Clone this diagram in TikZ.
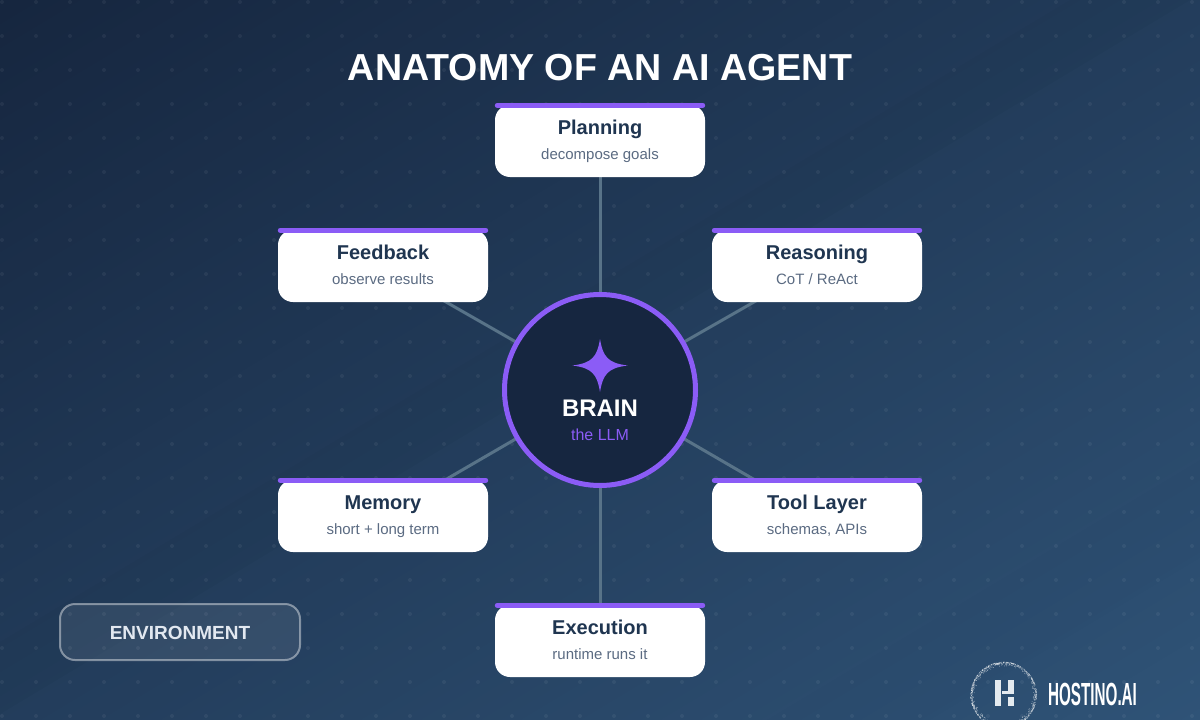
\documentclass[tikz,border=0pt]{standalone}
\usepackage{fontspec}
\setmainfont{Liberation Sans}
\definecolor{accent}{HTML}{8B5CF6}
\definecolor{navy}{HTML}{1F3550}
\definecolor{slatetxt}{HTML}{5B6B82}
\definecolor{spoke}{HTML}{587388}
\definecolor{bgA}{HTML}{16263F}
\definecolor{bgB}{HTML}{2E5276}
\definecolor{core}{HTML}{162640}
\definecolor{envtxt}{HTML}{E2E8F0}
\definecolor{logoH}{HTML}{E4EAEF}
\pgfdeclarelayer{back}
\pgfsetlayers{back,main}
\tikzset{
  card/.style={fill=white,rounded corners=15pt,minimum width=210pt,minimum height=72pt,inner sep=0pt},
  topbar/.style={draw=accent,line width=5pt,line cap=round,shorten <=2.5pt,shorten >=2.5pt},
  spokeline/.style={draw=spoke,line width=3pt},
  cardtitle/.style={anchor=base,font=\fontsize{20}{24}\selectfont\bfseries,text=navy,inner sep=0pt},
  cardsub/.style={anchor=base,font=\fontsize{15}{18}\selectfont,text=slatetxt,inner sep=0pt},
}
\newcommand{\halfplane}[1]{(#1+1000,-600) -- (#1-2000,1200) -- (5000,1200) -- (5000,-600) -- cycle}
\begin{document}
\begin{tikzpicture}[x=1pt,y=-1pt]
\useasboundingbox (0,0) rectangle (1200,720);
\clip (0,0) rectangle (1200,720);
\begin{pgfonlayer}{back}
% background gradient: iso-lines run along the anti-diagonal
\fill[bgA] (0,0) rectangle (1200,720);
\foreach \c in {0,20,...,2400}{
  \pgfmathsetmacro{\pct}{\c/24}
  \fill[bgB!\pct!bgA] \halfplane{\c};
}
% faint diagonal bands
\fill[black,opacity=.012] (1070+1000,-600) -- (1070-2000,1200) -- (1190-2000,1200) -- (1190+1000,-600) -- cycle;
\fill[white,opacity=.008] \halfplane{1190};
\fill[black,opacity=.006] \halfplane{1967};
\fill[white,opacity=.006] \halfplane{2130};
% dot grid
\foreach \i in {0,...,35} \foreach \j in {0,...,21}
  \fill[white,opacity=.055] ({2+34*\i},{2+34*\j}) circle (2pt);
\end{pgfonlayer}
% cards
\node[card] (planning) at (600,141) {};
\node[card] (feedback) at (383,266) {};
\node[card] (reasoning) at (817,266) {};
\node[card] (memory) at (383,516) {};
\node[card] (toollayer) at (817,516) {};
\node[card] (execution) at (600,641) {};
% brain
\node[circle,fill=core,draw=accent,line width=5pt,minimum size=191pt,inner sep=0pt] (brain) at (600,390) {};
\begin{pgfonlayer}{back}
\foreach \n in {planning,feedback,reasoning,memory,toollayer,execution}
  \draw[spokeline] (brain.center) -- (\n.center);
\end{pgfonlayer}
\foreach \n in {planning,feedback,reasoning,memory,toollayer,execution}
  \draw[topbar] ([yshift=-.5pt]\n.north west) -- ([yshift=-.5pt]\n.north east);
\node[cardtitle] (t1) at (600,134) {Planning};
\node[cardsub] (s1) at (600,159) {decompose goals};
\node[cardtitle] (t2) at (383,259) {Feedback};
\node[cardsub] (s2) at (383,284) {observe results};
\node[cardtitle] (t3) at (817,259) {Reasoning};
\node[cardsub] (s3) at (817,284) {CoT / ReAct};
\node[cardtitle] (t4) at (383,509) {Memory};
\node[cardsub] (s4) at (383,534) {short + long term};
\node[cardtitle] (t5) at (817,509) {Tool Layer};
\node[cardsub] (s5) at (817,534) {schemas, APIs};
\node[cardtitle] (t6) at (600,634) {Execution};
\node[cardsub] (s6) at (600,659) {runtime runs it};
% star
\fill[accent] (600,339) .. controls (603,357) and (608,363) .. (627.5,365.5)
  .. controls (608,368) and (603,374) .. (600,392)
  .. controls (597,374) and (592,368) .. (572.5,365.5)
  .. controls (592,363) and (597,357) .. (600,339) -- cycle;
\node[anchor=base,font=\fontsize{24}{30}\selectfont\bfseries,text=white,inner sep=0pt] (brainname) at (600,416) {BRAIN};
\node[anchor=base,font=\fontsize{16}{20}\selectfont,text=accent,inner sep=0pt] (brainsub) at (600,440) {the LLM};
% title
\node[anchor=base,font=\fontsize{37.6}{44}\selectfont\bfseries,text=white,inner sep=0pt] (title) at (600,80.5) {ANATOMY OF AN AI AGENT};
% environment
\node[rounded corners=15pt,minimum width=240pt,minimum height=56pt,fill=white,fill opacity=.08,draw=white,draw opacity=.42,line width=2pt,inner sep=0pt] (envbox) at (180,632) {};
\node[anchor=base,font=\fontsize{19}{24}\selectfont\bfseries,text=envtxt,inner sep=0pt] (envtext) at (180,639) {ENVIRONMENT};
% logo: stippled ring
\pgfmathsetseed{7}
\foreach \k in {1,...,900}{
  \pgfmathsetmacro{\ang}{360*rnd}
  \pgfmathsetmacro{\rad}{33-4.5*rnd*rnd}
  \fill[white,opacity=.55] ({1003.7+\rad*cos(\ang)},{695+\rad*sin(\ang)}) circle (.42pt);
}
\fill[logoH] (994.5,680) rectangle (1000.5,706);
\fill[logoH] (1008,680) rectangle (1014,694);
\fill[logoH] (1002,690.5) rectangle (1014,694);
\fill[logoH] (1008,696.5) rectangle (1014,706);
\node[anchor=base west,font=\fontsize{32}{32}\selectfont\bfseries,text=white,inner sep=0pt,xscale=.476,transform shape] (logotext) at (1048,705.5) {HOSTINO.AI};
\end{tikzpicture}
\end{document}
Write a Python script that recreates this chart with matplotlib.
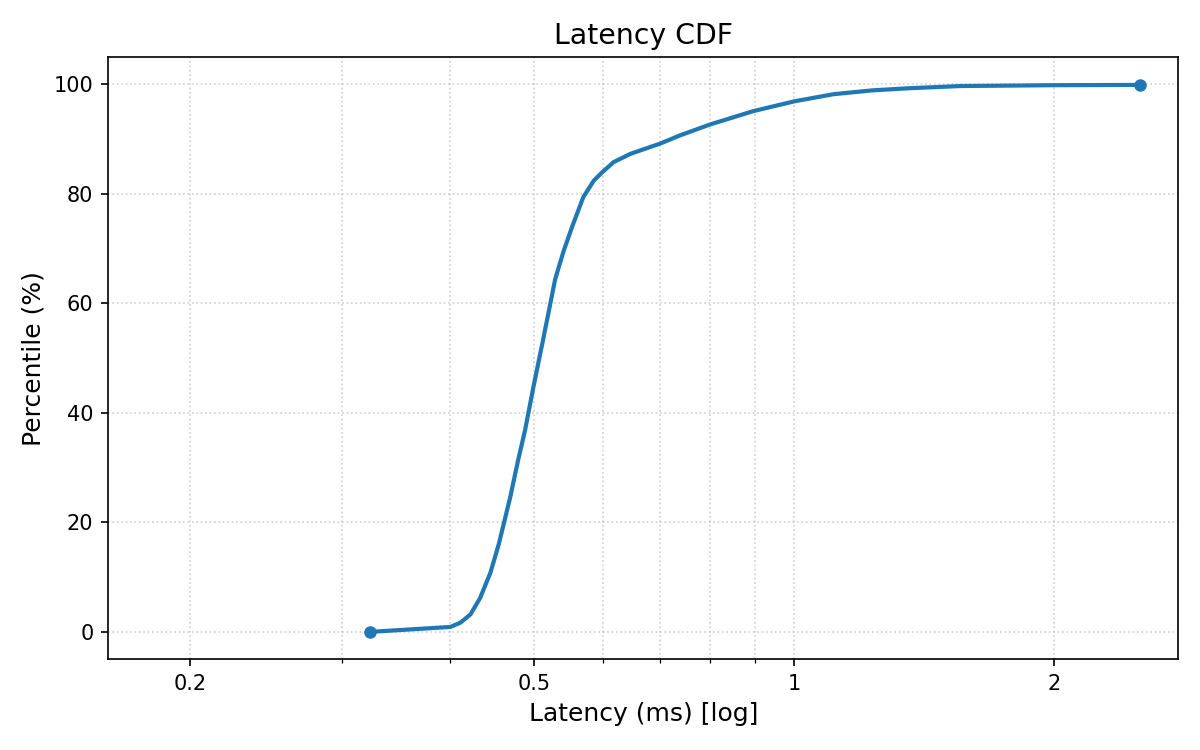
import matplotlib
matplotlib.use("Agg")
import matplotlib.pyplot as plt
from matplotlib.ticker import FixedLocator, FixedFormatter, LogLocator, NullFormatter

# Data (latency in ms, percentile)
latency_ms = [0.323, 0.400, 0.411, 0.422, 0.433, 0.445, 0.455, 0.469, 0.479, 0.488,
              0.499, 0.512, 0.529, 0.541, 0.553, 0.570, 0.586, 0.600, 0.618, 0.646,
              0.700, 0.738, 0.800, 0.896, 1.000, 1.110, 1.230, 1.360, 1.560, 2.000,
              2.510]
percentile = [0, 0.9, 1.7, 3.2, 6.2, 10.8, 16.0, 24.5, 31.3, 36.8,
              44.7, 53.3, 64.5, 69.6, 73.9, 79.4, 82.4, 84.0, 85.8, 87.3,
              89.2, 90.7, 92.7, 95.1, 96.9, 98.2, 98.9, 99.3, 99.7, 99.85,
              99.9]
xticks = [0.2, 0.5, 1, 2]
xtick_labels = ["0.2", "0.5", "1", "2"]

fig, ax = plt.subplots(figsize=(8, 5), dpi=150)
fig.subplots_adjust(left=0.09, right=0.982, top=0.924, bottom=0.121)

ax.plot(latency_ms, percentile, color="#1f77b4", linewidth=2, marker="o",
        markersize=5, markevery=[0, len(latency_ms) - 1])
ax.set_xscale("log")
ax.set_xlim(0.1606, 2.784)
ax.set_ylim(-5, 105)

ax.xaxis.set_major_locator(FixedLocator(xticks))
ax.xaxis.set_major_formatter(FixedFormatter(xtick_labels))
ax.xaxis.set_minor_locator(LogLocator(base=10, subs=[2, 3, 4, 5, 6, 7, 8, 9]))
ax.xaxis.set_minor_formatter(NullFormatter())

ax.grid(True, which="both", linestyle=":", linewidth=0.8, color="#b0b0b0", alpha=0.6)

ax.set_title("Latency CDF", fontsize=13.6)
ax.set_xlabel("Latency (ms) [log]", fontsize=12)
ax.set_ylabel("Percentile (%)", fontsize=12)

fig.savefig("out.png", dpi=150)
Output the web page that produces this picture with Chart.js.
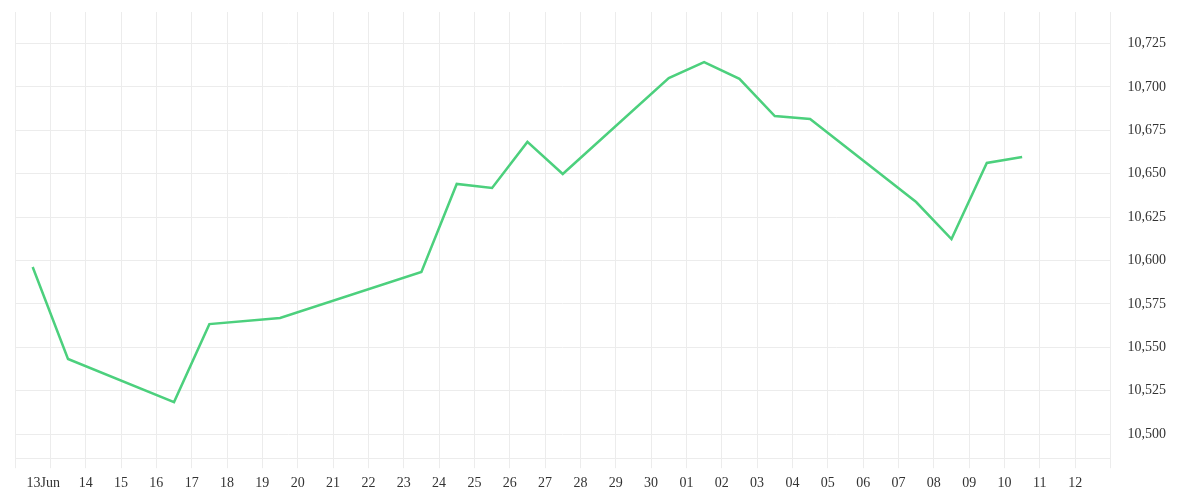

* Your objective *
Identify which lines contain the word "with" and copy each one.

* Written solution *
Write a Python script that recreates this chart with matplotlib.
Output the web page that produces this picture with Chart.js.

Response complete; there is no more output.